Tropy's support for Chinese search is poor

bingling00 · October 21, 2022, 1:57pm

Tropy’s support for Chinese search is poor, Chinese rarely uses spaces, which results in Tropy only being able to search the first few Chinese words。
QQ20221021-215428

inukshuk · October 21, 2022, 8:47pm

Yes, unfortunately the tokenizer used for the full-text index requires explicit word boundaries such as spaces and punctuation. I hope we’ll be able to improve this and use SQLite’s ICU tokenizer in a future version. I would also like to add a way to do contains/suffix matching on the full-text index which would at least allow you to use a query like *男.

Furthermore, the current quick find functionality queries only the full-text indices. We’re going to add more advanced search functionality in one of the upcoming releases which will allow you to query values directly. While this is much slower, it will also allow you to search for phrases regardless of word boundaries.

So I’m afraid there is no quick fix right away, but the situation should improve with the advanced search feature.

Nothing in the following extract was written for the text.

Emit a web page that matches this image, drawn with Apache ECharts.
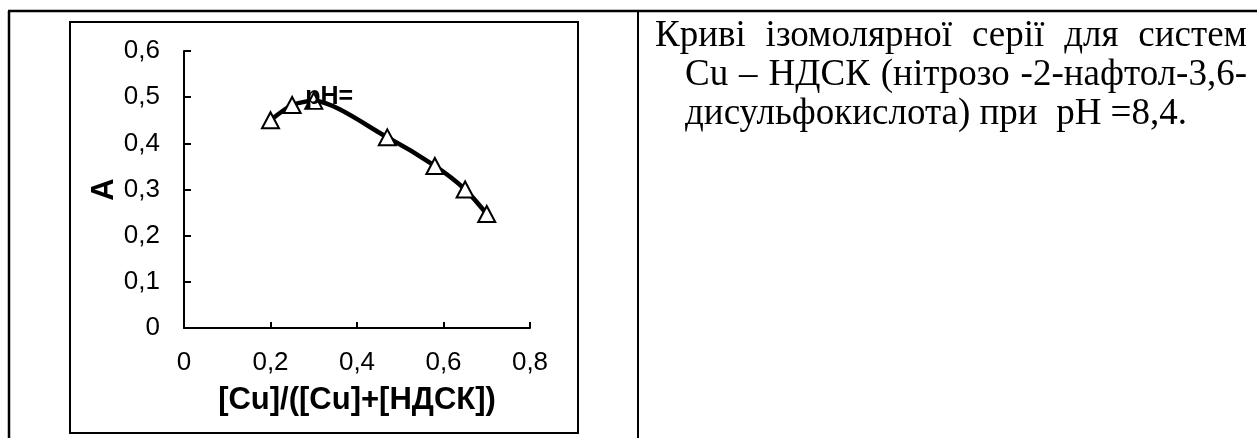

bingling00 · October 22, 2022, 12:40am

Thanks🙏That would be nice

hency · August 9, 2023, 10:40am

I would second this request on improving Chinese characters searchability. It’s disheartening to find out that the Chinese texts I spent hours transcribing don’t turn out in the search due to the lack of spaces

inukshuk · August 9, 2023, 10:51am

We agree. This is still on our TODO list (in combination with some other SQLite related changes). The Signal Desktop app, which uses similar technology, recently solved this by adding a custom tokenizer for full-text search. We’re planning to use their extension as well, but I can’t give you a timeline for when we’ll get to it.